GENOVA – Ha attraversato l’Oceano Atlantico almeno quattro volte. Dalla Basilicata agli Usa, Argentina, Uruguay. Ora il progetto BasilicatË sta davvero per concludersi e lo fa al MEI (Museo dell’Emigrazione Italiana) di Genova.

È stato un lavoro complesso, che ha visto impegnato in prima linea il Centro studi per i lucani nel mondo “Nino Calice” di Lagopesole (Potenza) e la task force guidata dagli architetti Mimì Coviello, Fabio Ciaravella e Cristina Amenta, che si sono occupati della ricerca, della realizzazione del catalogo e dell’allestimento della mostra nelle diverse sedi: New York, Buenos Aires, Montevideo, Torino e ora Genova, dove sarà visitabile fino al 20 ottobre.

Fin dalle prime battute, questo progetto si è configurato come una ricerca partecipante, “con” le diverse comunità della diaspora lucana in America, e non semplicemente “su”.

Non sono arrivati i cosiddetti esperti, a “spiegare l’esperienza migratoria agli immigrati”. Al contrario, Mimì, Fabio e Cristina hanno chiesto alle comunità di raccontarsi, per scoprire le diverse sfaccettature dell’identità lucana nel mondo. I legami più solidi con la terra d’origine, le contaminazioni, le costruzioni di senso sul concetto di radici delle terze o quarte generazioni.

E le comunità, con quella generosità e quella voglia di condividere tipiche della gente del Sud, hanno risposto all’appello. Hanno aperto la porta delle loro case, hanno condiviso le emozioni delle feste religiose, hanno cucinato le ricette preferite, si sono prestati a recitare una poesia di Rocco Scotellaro (Serenata al paese).

Nell’Anno delle radici italiane, il progetto rivitalizza le rete internazionale delle comunità lucane nel mondo (Italia compresa).

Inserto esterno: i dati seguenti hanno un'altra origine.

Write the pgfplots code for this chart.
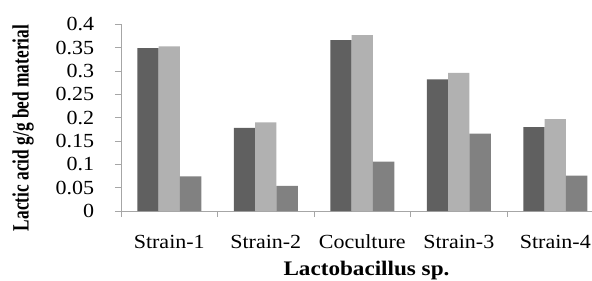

Il senso del progetto, costato due anni di lavoro, sta proprio nel valorizzare i legami esistenti in virtù della loro attualità, della capacitò di evolversi e dialogare, nella convinzione che cultura e tradizioni non sono “pezzi da museo”, ma riferimenti dinamici e soggetti vivi.

I lucani del mondo chiedono che si parli di loro, oggi, e non solo dei loro nonni. Molti giovani hanno ruoli importanti all’interno della collettività (un esempio per tutti, María Eugenia Serrano, presidente del Comites di Loma di Zamora).

L’allestimento della mostra al MEI di Genova. 

E questo vale anche per la Basilicata, regione piccola e scarsamente popolata (sono più numerosi i lucani all’estero che quelli residenti nel territorio), ma con un’influenza culturale molto più grande di quanto si immagini.

Nel filo che si sta intrecciando grazie a BasilicatË corre un legame emozionante, utile alla narrazione generale dell’emigrazione italiana e alla diffusione dell’accoglienza come valore d’evoluzione e di pace.

Non a caso tutto parte da una rocca sveva a Lagopesole, la sede del centro “Nino Calice”, che appartenne a Federico II, Stupor Mundi. L’imperatore tedesco che parlava anche arabo e siciliano che volle evitare una crociata con la forza del dialogo e della diplomazia.